In our family, we started referring to my brother-in-law's girlfriend as "aunt" when we knew there was a baby on the way, even though they weren't married... we figured even if they didn't stay together she would be their cousin's mom and, therefore, their aunt. And I checked with my brother before he'd married his wife to see if he and his g/f were okay with my kids calling her "aunt."
I will definitely ask her, it's just a matter of getting a hold of her. She is rarely online and it's difficult to get a hold of her on the phone. I guess being on a military base means you don't have a lot time for anything else. I really don't know, so I just thought I would ask here in case I can't get a hold of her. Since this is A's first (and so far only) sibling, we are planning to get her a "big sister" shirt for her birthday. Hopefully that will make her day.

Thank you for the idea of writing a little message about getting ready to meet her and being excited about it. I didn't think to do that. I hope she enjoys the little message. DD will probably draw her a picture, too, since she likes to do that when Im signing cards for our families.

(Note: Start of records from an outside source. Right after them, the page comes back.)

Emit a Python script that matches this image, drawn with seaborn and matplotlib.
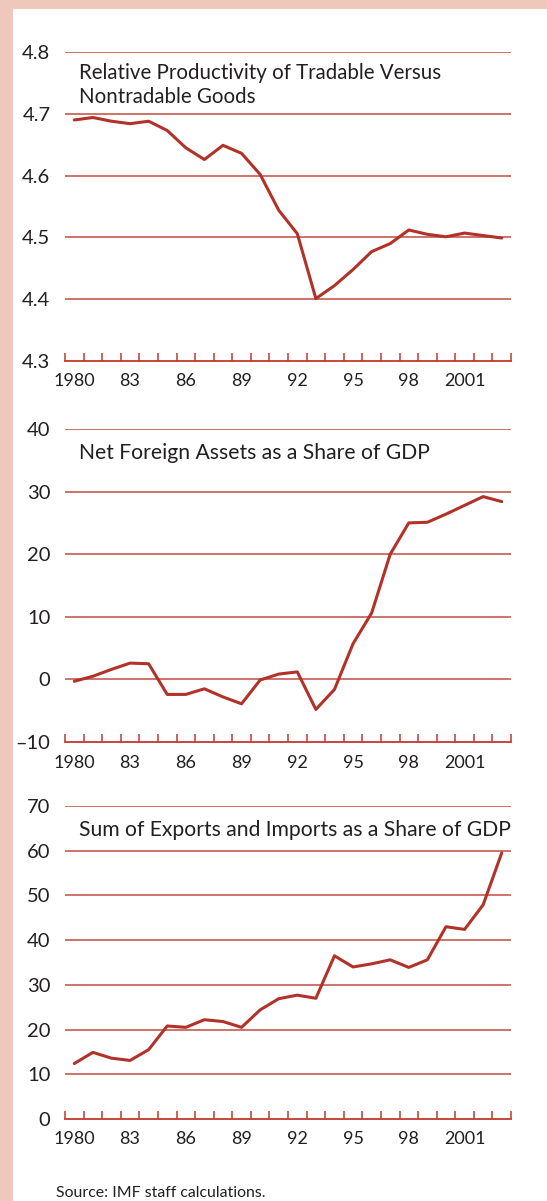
import numpy as np
import pandas as pd
import matplotlib
matplotlib.use("Agg")
import matplotlib.pyplot as plt
import seaborn as sns
from matplotlib.ticker import FixedLocator

years = list(range(1980, 2004))

productivity = [4.690, 4.694, 4.688, 4.684, 4.688, 4.673, 4.645, 4.626, 4.649, 4.636,
                4.602, 4.544, 4.506, 4.401, 4.422, 4.448, 4.477, 4.490, 4.512, 4.505,
                4.501, 4.507, 4.503, 4.499]

net_foreign_assets = [-0.3, 0.5, 1.6, 2.6, 2.5, -2.4, -2.4, -1.5, -2.8, -3.9,
                      -0.1, 0.85, 1.2, -4.8, -1.6, 5.7, 10.6, 20.0, 25.0, 25.1,
                      26.4, 27.8, 29.2, 28.4]

trade_share = [12.4, 14.9, 13.6, 13.1, 15.5, 20.8, 20.5, 22.2, 21.8, 20.5,
               24.4, 26.9, 27.7, 27.0, 36.5, 34.0, 34.7, 35.6, 33.9, 35.6,
               43.0, 42.4, 47.9, 59.5]

xtick_years = [1980, 1983, 1986, 1989, 1992, 1995, 1998, 2001]
xtick_labels = ["1980", "83", "86", "89", "92", "95", "98", "2001"]

panels = [
    ("Relative Productivity of Tradable Versus\nNontradable Goods", productivity,
     [4.3, 4.4, 4.5, 4.6, 4.7, 4.8], ["4.3", "4.4", "4.5", "4.6", "4.7", "4.8"]),
    ("Net Foreign Assets as a Share of GDP", net_foreign_assets,
     [-10, 0, 10, 20, 30, 40], ["\u201310", "0", "10", "20", "30", "40"]),
    ("Sum of Exports and Imports as a Share of GDP", trade_share,
     [0, 10, 20, 30, 40, 50, 60, 70], ["0", "10", "20", "30", "40", "50", "60", "70"]),
]

sns.set_style("white")
plt.rcParams["font.family"] = ["Lato", "DejaVu Sans"]

W, H = 547, 1201
fig = plt.figure(figsize=(W / 100, H / 100), dpi=100)
fig.patch.set_facecolor("#efc8bc")
# white panel
fig.add_artist(plt.Rectangle((13 / W, 0), 1, 1 - 9 / H, transform=fig.transFigure,
                             facecolor="white", edgecolor="none", zorder=0))

line_color = "#b2322a"
grid_color = "#c9675e"
axis_color = "#c0392b"
text_color = "#231f20"

# (top px, bottom px) of each plot area
boxes = [(52, 361), (429, 742), (806, 1119)]
left_px, right_px = 65, 511

for (title, values, yticks, ylabels), (top, bottom) in zip(panels, boxes):
    ax = fig.add_axes([left_px / W, 1 - bottom / H, (right_px - left_px) / W, (bottom - top) / H])
    ax.set_facecolor("none")
    df = pd.DataFrame({"year": years, "value": values})
    sns.lineplot(data=df, x="year", y="value", ax=ax, color=line_color, linewidth=2.2)

    ax.set_xlim(1979.5, 2003.5)
    ax.set_ylim(yticks[0], yticks[-1])
    for yv in yticks[1:]:
        ax.axhline(yv, color=grid_color, linewidth=1.3, zorder=0)

    for side in ["top", "right", "left"]:
        ax.spines[side].set_visible(False)
    ax.spines["bottom"].set_color(axis_color)
    ax.spines["bottom"].set_linewidth(1.3)

    ax.set_xticks(xtick_years)
    ax.set_xticklabels(xtick_labels)
    ax.xaxis.set_minor_locator(FixedLocator(np.arange(1979.5, 2004, 1.0)))
    ax.tick_params(axis="x", which="major", bottom=True, length=0, pad=9,
                   labelsize=13, labelcolor=text_color)
    ax.tick_params(axis="x", which="minor", bottom=True, direction="in", length=6,
                   width=1.1, color=axis_color)

    ax.set_yticks(yticks)
    ax.set_yticklabels(ylabels)
    ax.tick_params(axis="y", left=False, pad=7, labelsize=14.5, labelcolor=text_color)

    ax.set_xlabel("")
    ax.set_ylabel("")
    multi = "\n" in title
    ax.text(0.031, 0.966 if multi else 0.955, title, transform=ax.transAxes,
            ha="left", va="top", fontsize=15.2 if not multi else 14.8,
            color=text_color, linespacing=1.3)

fig.text(56 / W, 1 - 1193 / H, "Source: IMF staff calculations.", ha="left", va="center",
         fontsize=11.4, color=text_color)

fig.savefig("out.png", dpi=100, facecolor=fig.get_facecolor())
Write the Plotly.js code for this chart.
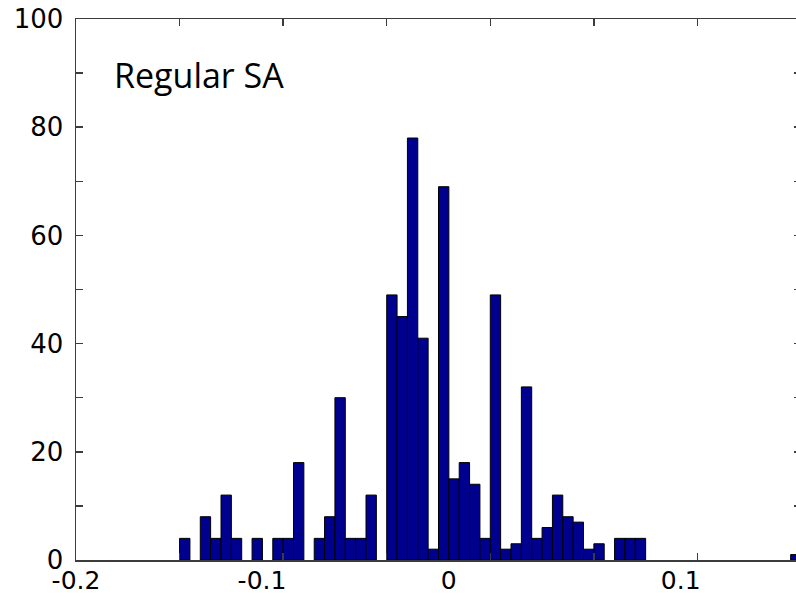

Thanks again! I really appreciate it.
i am a bio mom and a sm too, if it were me i would sign aunty and uncle if that is what your other neices and nephews call you. if the bm feels threatened by you, nothing you can do will change her feelings.
i think it would make your dp's sister's dp and dd feel so welcomed in your life...
i loved the idea of the message about wanting to meet her too, i think that it great

v
My dsd called my parents and sisters by their first names for the first couple of years. She has now progressed (particular after the birth of mine and her dad's dd) to calling them grandma, pop-pop, and aunts. Personally, I would not go with Aunt and Uncle if you have not met her yet, (seems too familiar) although I also don't see how it would be offensive to the little girls mom. Good luck with what you decide. With such a young kid, I think the natural progression, especially with a younger sibling who is learing to talk and learning all those family names, will be to start calling you aunt and uncle as she gets to know you better.